Co Tyrone entrepreneur and FanDuel founder Nigel Eccles is getting behind plans to transform one of Belfast's oldest buildings into a business hub and cafe, this newspaper can reveal.
Mr Eccles made his name as the creator of the international fantasy gaming company, which has become one of the world's most popular online betting websites.
He is now one of Northern Ireland's richest people - and has turned his hand to backing a project aimed at supporting smaller businesses looking to expand internationally.
A team of technology entrepreneurs from Belfast applied for planning permission in December to turn Ormeau Baths into a hub for ambitious companies who wish to scale up.
It is understood that Mr Eccles has pledged to help support the project.
The founders plan on calling the venture Ormeau Baths Innovation Centre, or OB Innovation Centre.
The company was incorporated in November last year, with Silicon Valley insurance technology entrepreneur Mark Dowds and financial technology investment firm boss Jon Bradford named as directors.
It is believed that Belfast tech entrepreneurs Aaron Taylor and Steve Pette are also involved in setting up the centre at the historic location.
The centre is expected to have room for up to 100 desks with a wing of the building to be turned into a cafe.
Speaking last week at the Davos Global Shapers event held in Belfast, Mark Dowds explained how the hub aimed to help small firms help each other to upscale.
Although its four founders each run their own tech businesses, the project will deal with any kind of firm suited to scaling up internationally.
The Belfast Telegraph understands that they have signed up Nigel Eccles, Sarah Friar - of Silicon Valley giant Square, a company whose point of sale software allows retailers to take payment through an app - and Peter Johnston, Carrickfergus-born founder of Lystable, a platform for companies to manage their external workforce.
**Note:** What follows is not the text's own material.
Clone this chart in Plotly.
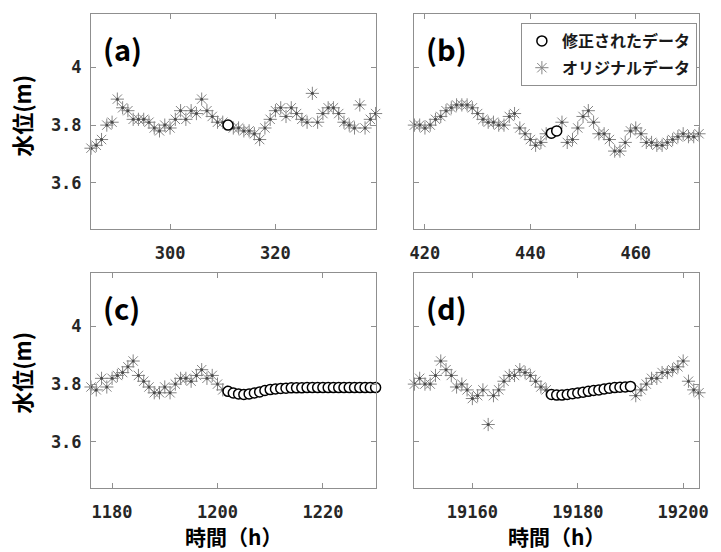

The former Ulster University student from Carrickfergus won $1.5m (£1m) in funding from PayPal founder Peter Thiel to found Lystable.
FanDuel is popular in the US, where players try to win prize money from a multimillion-dollar pot. Mr Eccles co-founded the company in 2009 with his wife, Lesley.
The site runs games based on NFL (American football), NBA (basketball), MLB (baseball) and NHL (ice-hockey), as well as college football and basketball, that last just one day.
In 2015 the company was valued at $1bn (£0.8m).
Permission has already been granted for the gallery space to be turned into office space.
The Grade B1 listed former Victorian Bath House was built in 1888, but has been extended over the years.
It was built with the purpose of providing warm water to families in the city who could not afford it or access it any other way, but it has lain empty for almost six years.
The building was previously used as an art gallery and once included two pools and 36 private baths.
The baths were refurbished in the 1950s, but closed around 20 years later after one pool developed structural cracks.
The art gallery closed in 2006 when it lost its Arts Council funding.
It reopened months later, but closed again for the last time in 2011, with high operating costs cited as the reason.